El 1° de mayo no es solo una fecha conmemorativa, sino una exigencia de justicia social. Su origen —la represión de la huelga obrera de Chicago en 1886— representa mucho más que un evento histórico: simboliza la lucha universal por condiciones laborales dignas. En México, desde la primera gran marcha obrera en 1913, esa lucha ha encontrado eco en la Constitución de 1917 y en la Ley Federal del Trabajo, pero aún enfrenta retos estructurales que demandan respuestas firmes e inmediatas desde una perspectiva de derechos humanos.
Hoy, cuando la informalidad laboral afecta a más de la mitad de las personas trabajadoras en el país, cuando persisten prácticas discriminatorias y condiciones laborales precarias, es urgente recordar que el trabajo digno es un derecho humano fundamental. Así lo establece no solo el artículo 123 de nuestra Constitución, sino también instrumentos internacionales como el Pacto Internacional de Derechos Económicos, Sociales y Culturales y la Convención Americana sobre Derechos Humanos.
La justicia laboral no puede quedarse en la letra de la ley. Requiere un sistema de impartición de justicia que se ponga del lado de las personas, especialmente de los grupos históricamente excluidos: trabajadoras del hogar, jornaleros agrícolas, personas con discapacidad y jóvenes sin contrato formal. El Poder Judicial tiene la responsabilidad de garantizar que estos derechos no solo existan en el papel, sino que se vivan en la realidad cotidiana.
Con ello coincide la Suprema Corte de Justicia de la Nación, que en el reciente Amparo Directo 4977/2023 marca un avance significativo. Al declarar inconstitucional la exigencia inflexible de conciliación previa para ejercer derechos laborales, la Corte reconoció que la justicia no debe estar sujeta a obstáculos formales cuando lo que está en juego es la dignidad humana. Esta decisión reafirma que el acceso a la justicia es un derecho en sí mismo y que el sistema debe adaptarse para proteger a quienes más lo necesitan.
Entonces, la transformación de la justicia —en materia laboral, civil, familiar o cualquier otra— pasa también por un cambio cultural. Es imprescindible fortalecer la formación de jueces y operadores jurídicos en derechos humanos, perspectiva de género y justicia social. Cada expediente judicial no debe verse como un trámite o un número más del índice del Juzgado, sino como una historia de vida en la que está en juego el bienestar y el sustento propio de las familias: es decir, la posibilidad de que todos sus integrantes puedan tener una calidad de vida y satisfacer sus necesidades más básicas para su libre desarrollo. Sentenciar con sensibilidad y con enfoque reparador no es una concesión: es una obligación ética y constitucional.

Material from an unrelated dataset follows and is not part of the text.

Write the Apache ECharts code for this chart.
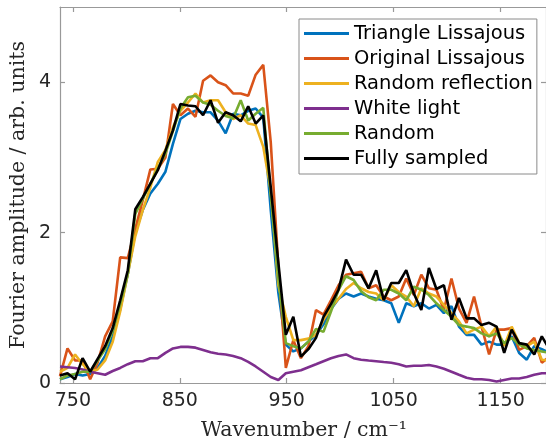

El Día del Trabajo no se conmemora solo con desfiles ni con discursos. Se honra garantizando condiciones de igualdad, derribando barreras estructurales y obstáculos que permitan el acceso igualitario a oportunidades laborales, luchando por condiciones de seguridad laboral y remuneraciones dignas, así como construyendo un sistema de justicia que priorice a las personas por encima de los procedimientos y el formalismo; sobre todo, respetuoso de los derechos de las personas trabajadoras.
En otras palabras, haciendo que la ley sirva para transformar realidades, no para perpetuar desigualdades; pues debemos asumir como un deber y una obligación trabajar en la consecución de la igualdad de derechos y oportunidades para todas las personas; la promoción de un reparto equitativo de recursos y la garantía de que todas las personas puedan desarrollar su potencial máximo, es decir, reducir la desigualdad y la discriminación, aportando a la construcción de una sociedad más justa y solidaria.
Esto es así, porque solo cuando el derecho se pone al servicio de la gente —y especialmente de quienes más lo necesitan— podemos decir que la justicia cumple su función. Ese es el verdadero legado de 1886 y de 1913: una promesa de dignidad que se construye sentencia a sentencia.